The link was obvious. Dunn played for the Cincinnati Reds from 2001 to 2008, then finished his 14-year MLB career with the Arizona Diamondbacks, Washington Nationals, Chicago White Sox, and Oakland Athletics. He ended with a .237 average, 462 home runs, 1,168 RBI, 1,317 walks, and 2,379 strikeouts.

Those numbers tell the whole story of the Dunn experience. He was one of baseball’s clearest three-true-outcomes sluggers, terrifying pitchers with elite raw power while living with the swing-and-miss that came with it.

In Cincinnati, he remains tied to one swing above all. Dunn hit a 535-foot homer at Great American Ball Park in 2004, and MLB has noted that 126 of his 462 career homers came in that stadium. He was inducted into the Reds Hall of Fame in 2018.

Cincinnati Reds v St.
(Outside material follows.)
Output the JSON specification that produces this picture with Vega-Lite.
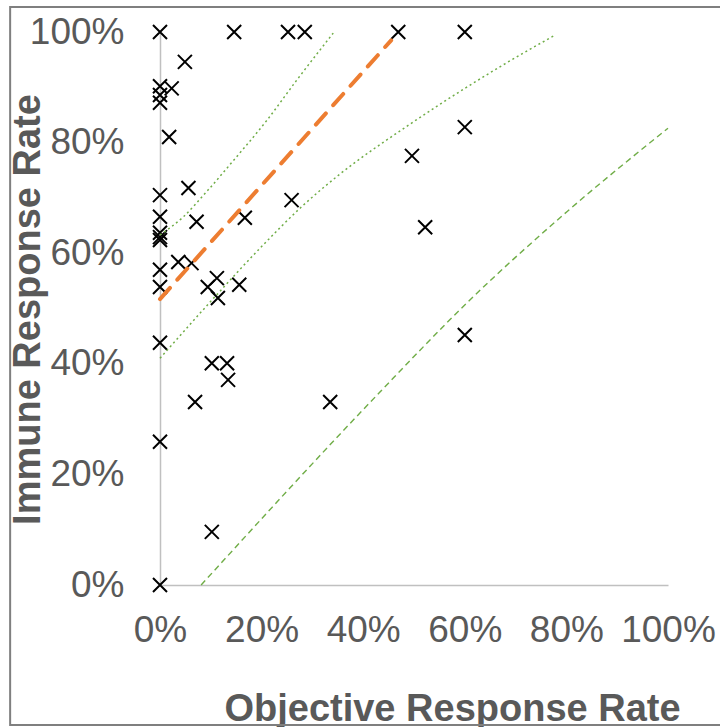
{
  "$schema": "https://vega.github.io/schema/vega-lite/v6.json",
  "autosize": {"type": "none"},
  "width": 508,
  "height": 553,
  "padding": {"left": 160, "top": 32, "right": 52, "bottom": 142},
  "background": "white",
  "config": {
    "view": {"stroke": null},
    "axis": {
      "grid": false,
      "ticks": false,
      "tickSize": 0,
      "domainColor": "#c0c0c0",
      "domainWidth": 1.5,
      "labelFont": "Liberation Sans",
      "labelFontSize": 37,
      "labelColor": "#595959",
      "labelOverlap": false,
      "labelBound": false,
      "titleFont": "Liberation Sans",
      "titleFontSize": 38,
      "titleFontWeight": "bold",
      "titleColor": "#595959"
    }
  },
  "datasets": {
    "pts": [
      {"orr": 0, "irr": 1.0}, {"orr": 0.146, "irr": 1.0}, {"orr": 0.252, "irr": 1.0}, {"orr": 0.285, "irr": 1.0},
      {"orr": 0.469, "irr": 1.0}, {"orr": 0.6, "irr": 1.0}, {"orr": 0.049, "irr": 0.946}, {"orr": 0, "irr": 0.902},
      {"orr": 0.023, "irr": 0.898}, {"orr": 0, "irr": 0.886}, {"orr": 0, "irr": 0.872}, {"orr": 0.018, "irr": 0.81},
      {"orr": 0.6, "irr": 0.828}, {"orr": 0.496, "irr": 0.776}, {"orr": 0, "irr": 0.705}, {"orr": 0.056, "irr": 0.718},
      {"orr": 0.259, "irr": 0.696}, {"orr": 0, "irr": 0.666}, {"orr": 0.072, "irr": 0.657}, {"orr": 0.167, "irr": 0.664},
      {"orr": 0.522, "irr": 0.647}, {"orr": 0, "irr": 0.637}, {"orr": 0, "irr": 0.629}, {"orr": 0, "irr": 0.624},
      {"orr": 0.036, "irr": 0.584}, {"orr": 0.062, "irr": 0.582}, {"orr": 0, "irr": 0.57}, {"orr": 0, "irr": 0.539},
      {"orr": 0.094, "irr": 0.539}, {"orr": 0.112, "irr": 0.555}, {"orr": 0.114, "irr": 0.519}, {"orr": 0.156, "irr": 0.543},
      {"orr": 0, "irr": 0.438}, {"orr": 0.102, "irr": 0.401}, {"orr": 0.132, "irr": 0.401}, {"orr": 0.134, "irr": 0.371},
      {"orr": 0.069, "irr": 0.331}, {"orr": 0.335, "irr": 0.331}, {"orr": 0.6, "irr": 0.452}, {"orr": 0, "irr": 0.259},
      {"orr": 0.102, "irr": 0.096}, {"orr": 0, "irr": 0}
    ],
    "upper": [
      {"orr": 0, "irr": 0.633}, {"orr": 0.045, "irr": 0.665}, {"orr": 0.0925, "irr": 0.712}, {"orr": 0.144, "irr": 0.767},
      {"orr": 0.211, "irr": 0.841}, {"orr": 0.27, "irr": 0.914}, {"orr": 0.341, "irr": 0.998}
    ],
    "lower": [
      {"orr": 0, "irr": 0.41}, {"orr": 0.1, "irr": 0.513}, {"orr": 0.2, "irr": 0.612}, {"orr": 0.28, "irr": 0.685},
      {"orr": 0.35, "irr": 0.74}, {"orr": 0.49, "irr": 0.832}, {"orr": 0.6, "irr": 0.898}, {"orr": 0.68, "irr": 0.943},
      {"orr": 0.775, "irr": 0.993}
    ],
    "outer": [
      {"orr": 0.081, "irr": 0}, {"orr": 0.433, "irr": 0.349}, {"orr": 0.604, "irr": 0.51},
      {"orr": 0.801, "irr": 0.675}, {"orr": 1.0, "irr": 0.826}
    ],
    "fit": [
      {"orr": 0, "irr": 0.517}, {"orr": 0.455, "irr": 0.985}
    ]
  },
  "layer": [
    {
      "data": {"values": [{}]},
      "mark": {"type": "rect", "fill": null, "stroke": "#7f7f7f", "strokeWidth": 2, "clip": false},
      "encoding": {
        "x": {"datum": -0.295, "type": "quantitative", "scale": {"domain": [0, 1], "nice": false}},
        "x2": {"datum": 1.2},
        "y": {"datum": 1.045, "type": "quantitative", "scale": {"domain": [0, 1], "nice": false}},
        "y2": {"datum": -0.253}
      }
    },
    {
      "data": {"name": "pts"},
      "mark": {"type": "point", "shape": "M-1,-1L1,1M-1,1L1,-1", "filled": false, "stroke": "black", "strokeWidth": 2, "size": 196, "opacity": 1},
      "encoding": {
        "x": {"field": "orr", "type": "quantitative", "scale": {"domain": [0, 1], "nice": false},
          "axis": {"title": "Objective Response Rate", "values": [0, 0.2, 0.4, 0.6, 0.8, 1], "format": ".0%", "labelFlush": false, "labelPadding": 27,
            "titleX": 292, "titleY": 135, "titleAlign": "center", "titleBaseline": "alphabetic"}},
        "y": {"field": "irr", "type": "quantitative", "scale": {"domain": [0, 1], "nice": false},
          "axis": {"title": "Immune Response Rate", "values": [0, 0.2, 0.4, 0.6, 0.8, 1], "format": ".0%", "labelFlush": false, "labelPadding": 36,
            "titleX": -121, "titleY": 277, "titleAngle": 270, "titleAlign": "center", "titleBaseline": "alphabetic"}}
      }
    },
    {
      "data": {"name": "upper"},
      "mark": {"type": "line", "color": "#70AD47", "strokeWidth": 1.5, "strokeDash": [2, 3], "interpolate": "monotone"},
      "encoding": {"x": {"field": "orr", "type": "quantitative"}, "y": {"field": "irr", "type": "quantitative"}}
    },
    {
      "data": {"name": "lower"},
      "mark": {"type": "line", "color": "#70AD47", "strokeWidth": 1.5, "strokeDash": [2, 3], "interpolate": "monotone"},
      "encoding": {"x": {"field": "orr", "type": "quantitative"}, "y": {"field": "irr", "type": "quantitative"}}
    },
    {
      "data": {"name": "outer"},
      "mark": {"type": "line", "color": "#70AD47", "strokeWidth": 1.4, "strokeDash": [6, 4], "interpolate": "monotone"},
      "encoding": {"x": {"field": "orr", "type": "quantitative"}, "y": {"field": "irr", "type": "quantitative"}}
    },
    {
      "data": {"name": "fit"},
      "mark": {"type": "line", "color": "#ED7D31", "strokeWidth": 4, "strokeDash": [15, 11], "strokeCap": "round"},
      "encoding": {"x": {"field": "orr", "type": "quantitative"}, "y": {"field": "irr", "type": "quantitative"}}
    }
  ]
}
Louis Cardinals
Photo by Elsa/Getty Images

Banana Ball rules make Adam Dunn moments easy to build

Dunn fits the Bananas because the format is built for theater as much as baseball.

Banana Ball uses inning points instead of a traditional run total, a two-hour clock, no bunting, fan-caught foul balls as outs, batters stealing first, and ball-four sprints. It also includes the Golden Batter rule, which lets a team send any hitter to bat in any spot once per game.

That looseness makes former stars and celebrities feel natural rather than forced. Russell Wilson, Tino Martinez, and Ryan Howard have all been part of similar Banana Ball moments, while Jackie Bradley Jr. became a full-time Banana Ball player with the Indianapolis Clowns.

Dunn’s cameo was really the ideal version of the idea. The Bananas came to Cincinnati, borrowed one of the city’s biggest modern sluggers, and let the crowd roar for a hitter who still feels perfectly built for one more massive swing.